Por cada joven que se convierte en delincuente hay diez o más que, en iguales o más adversas circunstancias, se rebuscan para salir adelante honestamente.
Escrito por Joaquín Samayoa.17 de Marzo. Tomado de La Prensa Grafica.
El pasado lunes, la Fundación Empresarial para el Desarrollo Educativo (FEPADE) entregó 217 becas para estudios de bachillerato o educación técnica superior a jóvenes procedentes de una gran diversidad de municipios rurales y urbanos. Este grupo se suma a otros similares para un total de más de dos mil quinientas becas que anualmente otorga FEPADE gracias al patrocinio de donantes corporativos, familiares e individuales del sector privado y contando además con el aporte de los fondos del BCR y Fomilenio.
Cada vez que hacemos una entrega de esas becas les damos a algunos estudiantes y a sus padres o madres la oportunidad de expresar públicamente la valoración que hacen del beneficio que están recibiendo. Hay, sin duda, grandes variantes en las historias y en los sueños de estos becarios, pero todos ellos tienen dos cosas en común. Son personas de muy limitados recursos económicos, pero son personas, también, con una férrea voluntad de superar adversidades, abrirse paso en la vida y convertirse en ciudadanos honestos y productivos.
En ellos pienso cada vez que escucho el argumento engañoso de que la pobreza es la causa de la criminalidad. En ellos pienso siempre que algún funcionario público justifica su incompetencia afirmando que no es posible combatir la criminalidad mientras no se resuelvan los problemas estructurales de nuestra sociedad. En ellos pienso cuando me dicen que un joven de 16 o 17 años no puede ser responsable de sus actos, insinuando que los delincuentes juveniles no tienen otras opciones y, consiguientemente, debemos tratarlos con mucha comprensión y suavidad.
La beca que les damos a estos cipotes les permitirá llegar más lejos de donde habrían podido llegar sin esa ayuda, o les hará más fácil lograr lo que igual habrían logrado pero con sacrificios aun mayores si hubieran tenido que intentarlo valiéndose solo de sus propios medios. Pero es importante entender que cada uno de estos becarios ha merecido su beca por sus logros académicos previos; es decir, son muchachos que no se habían sentado a lamentar su desgracia o a esperar que alguien resolviera sus problemas. Son ejemplos vivientes de que la criminalidad no es el único camino.
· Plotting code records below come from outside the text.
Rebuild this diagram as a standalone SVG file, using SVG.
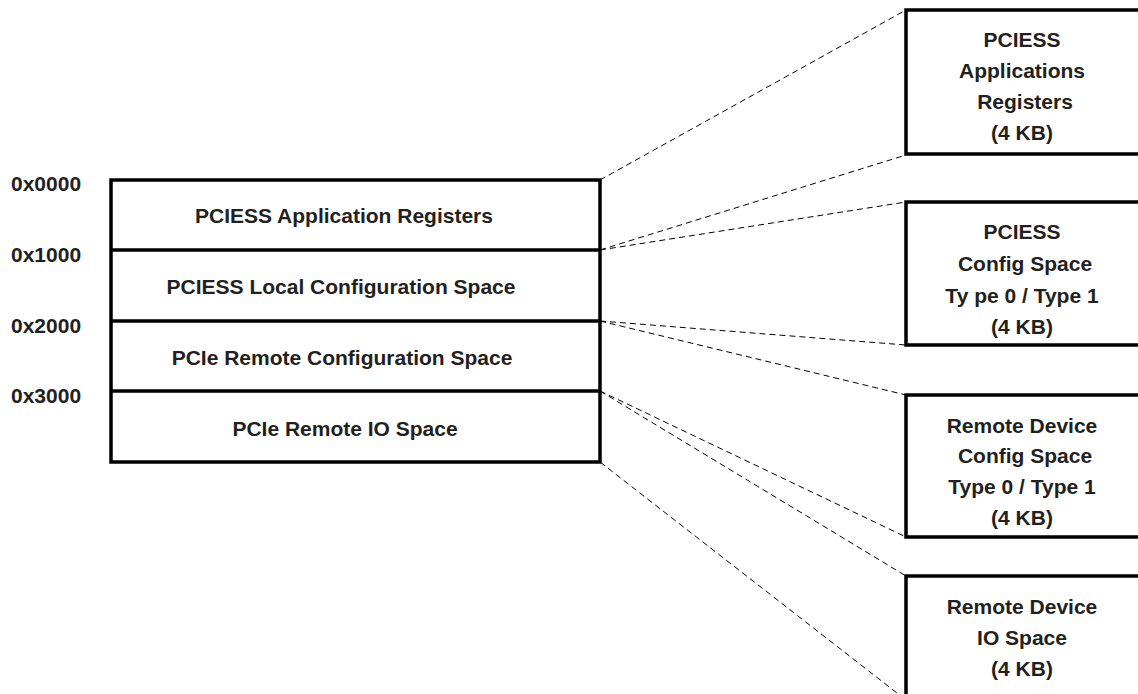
<svg xmlns="http://www.w3.org/2000/svg" width="1138" height="694" viewBox="0 0 1138 694">
<style>
.t{font-family:"Liberation Sans",Arial,sans-serif;font-weight:bold;font-size:21px;fill:#231f20}
.m{text-anchor:middle}
.box{fill:#fff;stroke:#000;stroke-width:3.5}
.div{stroke:#000;stroke-width:3.5}
.dash{stroke:#000;stroke-width:1;stroke-dasharray:6,4;fill:none}
</style>
<rect width="1138" height="694" fill="#fff"/>
<g id="connectors">
<line class="dash" x1="600" y1="180" x2="906" y2="10"/>
<line class="dash" x1="600" y1="250" x2="906" y2="155"/>
<line class="dash" x1="600" y1="250" x2="906" y2="202"/>
<line class="dash" x1="600" y1="321" x2="906" y2="345"/>
<line class="dash" x1="600" y1="321" x2="906" y2="395"/>
<line class="dash" x1="600" y1="391" x2="906" y2="537"/>
<line class="dash" x1="600" y1="391" x2="906" y2="576"/>
<line class="dash" x1="600" y1="462" x2="906" y2="700"/>
</g>
<g id="addresses">
<text class="t" x="11" y="191">0x0000</text>
<text class="t" x="11" y="262">0x1000</text>
<text class="t" x="11" y="333">0x2000</text>
<text class="t" x="11" y="403">0x3000</text>
</g>
<g id="memory-map">
<rect class="box" x="111" y="180" width="489" height="282"/>
<line class="div" x1="111" y1="250" x2="600" y2="250"/>
<line class="div" x1="111" y1="321" x2="600" y2="321"/>
<line class="div" x1="111" y1="391" x2="600" y2="391"/>
<text class="t m" x="344" y="223">PCIESS Application Registers</text>
<text class="t m" x="341" y="294">PCIESS Local Configuration Space</text>
<text class="t m" x="342" y="365">PCIe Remote Configuration Space</text>
<text class="t m" x="345" y="436">PCIe Remote IO Space</text>
</g>
<g id="app-regs">
<rect class="box" x="906" y="10" width="250" height="144"/>
<text class="t m" x="1022" y="47">PCIESS</text>
<text class="t m" x="1022" y="78">Applications</text>
<text class="t m" x="1025" y="109">Registers</text>
<text class="t m" x="1022" y="140">(4 KB)</text>
</g>
<g id="local-config">
<rect class="box" x="906" y="202" width="250" height="143"/>
<text class="t m" x="1022" y="239">PCIESS</text>
<text class="t m" x="1025" y="271">Config Space</text>
<text class="t m" x="1022" y="303">Ty pe 0 / Type 1</text>
<text class="t m" x="1022" y="334">(4 KB)</text>
</g>
<g id="remote-config">
<rect class="box" x="906" y="395" width="250" height="142"/>
<text class="t m" x="1022" y="433">Remote Device</text>
<text class="t m" x="1025" y="463">Config Space</text>
<text class="t m" x="1022" y="494">Type 0 / Type 1</text>
<text class="t m" x="1022" y="525">(4 KB)</text>
</g>
<g id="remote-io">
<rect class="box" x="906" y="576" width="250" height="140"/>
<text class="t m" x="1022" y="614">Remote Device</text>
<text class="t m" x="1022" y="645">IO Space</text>
<text class="t m" x="1022" y="676">(4 KB)</text>
</g>
</svg>
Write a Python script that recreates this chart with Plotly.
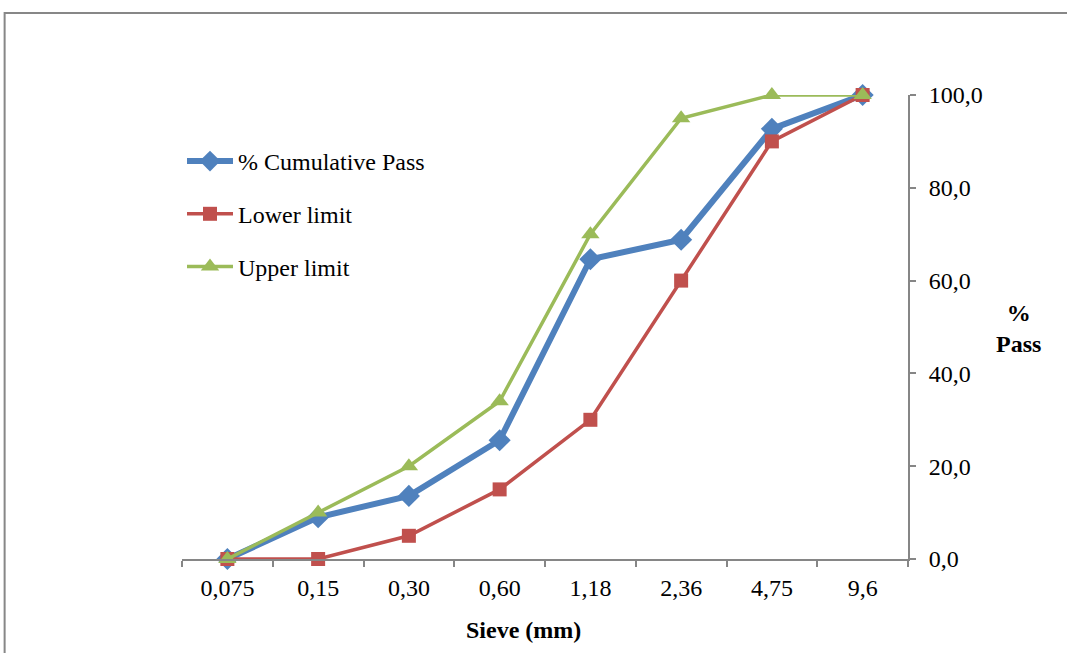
import plotly.graph_objects as go

sieve = ["0,075", "0,15", "0,30", "0,60", "1,18", "2,36", "4,75", "9,6"]
cumulative_pass = [0.0, 9.0, 13.6, 25.6, 64.6, 68.8, 92.7, 100.0]
lower_limit = [0, 0, 5, 15, 30, 60, 90, 100]
upper_limit = [0, 10, 20, 34, 70, 95, 100, 100]
y_ticks = [0, 20, 40, 60, 80, 100]

W, H = 1067, 653
L, R, T, B = 181.5, 159, 95, 94
pw = W - L - R
ph = H - T - B
FONT = "Liberation Serif, Times New Roman, serif"
FS = 24

fig = go.Figure()
fig.add_trace(go.Scatter(
    x=sieve, y=cumulative_pass, name="% Cumulative Pass", mode="lines+markers",
    line=dict(color="#4F81BD", width=6),
    marker=dict(symbol="diamond", size=17, color="#4F81BD"),
    legendgroup="a", cliponaxis=False))
fig.add_trace(go.Scatter(
    x=sieve, y=lower_limit, name="Lower limit", mode="lines+markers",
    line=dict(color="#C0504D", width=3.5),
    marker=dict(symbol="square", size=14, color="#C0504D"),
    legendgroup="b", cliponaxis=False))
fig.add_trace(go.Scatter(
    x=sieve, y=upper_limit, name="Upper limit", mode="lines+markers",
    line=dict(color="#9BBB59", width=3.5),
    marker=dict(symbol="triangle-up", size=16, color="#9BBB59"),
    legendgroup="c", cliponaxis=False))

def px_x(p):
    return (p - L) / pw

def px_y(p):
    return 1 - (p - T) / ph

fig.update_layout(
    width=W, height=H,
    margin=dict(l=L, r=R, t=T, b=B, pad=0, autoexpand=False),
    paper_bgcolor="white", plot_bgcolor="white",
    separators=", ",
    font=dict(family=FONT, size=FS, color="black"),
    showlegend=True,
    legend=dict(
        xref="paper", yref="paper",
        x=0.0, y=px_y(139), xanchor="left", yanchor="top",
        bgcolor="rgba(0,0,0,0)", tracegroupgap=18.5,
        font=dict(family=FONT, size=FS, color="black"),
        itemwidth=46,
    ),
    xaxis=dict(
        type="category", range=[-0.5, 7.5], tickson="boundaries",
        showline=True, linecolor="#868686", linewidth=2,
        ticks="outside", ticklen=6, tickwidth=2, tickcolor="#868686",
        showgrid=False, zeroline=False, ticklabelstandoff=6, tickangle=0,
        automargin=False,
        tickfont=dict(family=FONT, size=FS, color="black"),
    ),
    yaxis=dict(
        side="right", range=[0, 100], tickvals=y_ticks, tickformat=".1f",
        showline=True, linecolor="#868686", linewidth=2,
        ticks="outside", ticklen=6, tickwidth=2, tickcolor="#868686",
        showgrid=False, zeroline=False, ticklabelstandoff=8,
        automargin=False,
        tickfont=dict(family=FONT, size=FS, color="black"),
    ),
    shapes=[dict(
        type="rect", xref="paper", yref="paper",
        x0=px_x(4), x1=px_x(W + 20), y0=px_y(H + 20), y1=px_y(13),
        line=dict(color="#878787", width=2), fillcolor="rgba(0,0,0,0)",
        layer="below")],
    annotations=[
        dict(text="<b>Sieve (mm)</b>", xref="paper", yref="paper",
             x=px_x(523), y=px_y(630), xanchor="center", yanchor="middle",
             showarrow=False, font=dict(family=FONT, size=FS, color="black")),
        dict(text="<b>%<br>Pass</b>", xref="paper", yref="paper",
             x=px_x(1019), y=px_y(328), xanchor="center", yanchor="middle",
             showarrow=False, font=dict(family=FONT, size=FS, color="black")),
    ],
)

fig.write_html("out.html")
La pobreza debemos abominarla y combatirla pero por otras muchas razones, no porque sea la causa de la criminalidad. Por cada joven que se convierte en delincuente hay diez o más que, en iguales o más adversas circunstancias, se rebuscan para salir adelante honestamente y buscan alimentar su fortaleza con valores y conocimiento, en vez de hacerlo cegando vidas de gente inocente o robando el dinero ajeno. Si nuestros funcionarios públicos tuvieran más contacto con la gente humilde, si de verdad respetaran a esa gente y creyeran en su potencial, se darían cuenta de que sus teorías sobre la criminalidad carecen de fundamento y entenderían por qué sus soluciones no producen resultados.
La diferencia entre nuestros becarios y los asesinos de Carlos y de otras decenas de miles de víctimas no es que unos tienen oportunidades y otros no las tienen, sino que unos construyen y aprovechan sus oportunidades, mientras que los otros las echan a perder. Unos respetan la vida y otros la desprecian. Unos están dispuestos a joderse por lo que anhelan, mientras los otros solo piensan en joder a los demás para obtener sus efímeras gratificaciones.
Hay mucho que debemos hacer para reducir al mínimo los niveles de desperdicio humano que produce nuestro ordenamiento social; pero los condicionamientos socioeconómicos no pueden ser excusa o atenuante de conductas delictivas. Es muy necesario y encomiable cualquier esfuerzo que, desde el aparato estatal o desde el sector privado, podamos hacer para prevenir comportamientos violentos y para rehabilitar a quienes incurren en ellos, pero la rehabilitación y la prevención no son las únicas tareas que le competen al Estado. La protección de la vida y del patrimonio de los ciudadanos requiere, en todo momento, una dosis menor o mayor de coerción.
Sigue abierto el debate sobre la severidad de las penas a jóvenes de 16 o 17 años que incurren en delitos graves. Los que sostenemos que las penas deben ser más severas en ningún momento estamos pensando que esa sola medida sea “la” solución al problema de la criminalidad. Sin embargo, estamos convencidos –en mi caso por el conocimiento que mi profesión me ha dado de la naturaleza humana– de que una parte importante de la solución pasa por emplear las penas para revalorar la vida humana y sentar precedentes claros de que un asesinato es una falta grave y no algo trivial.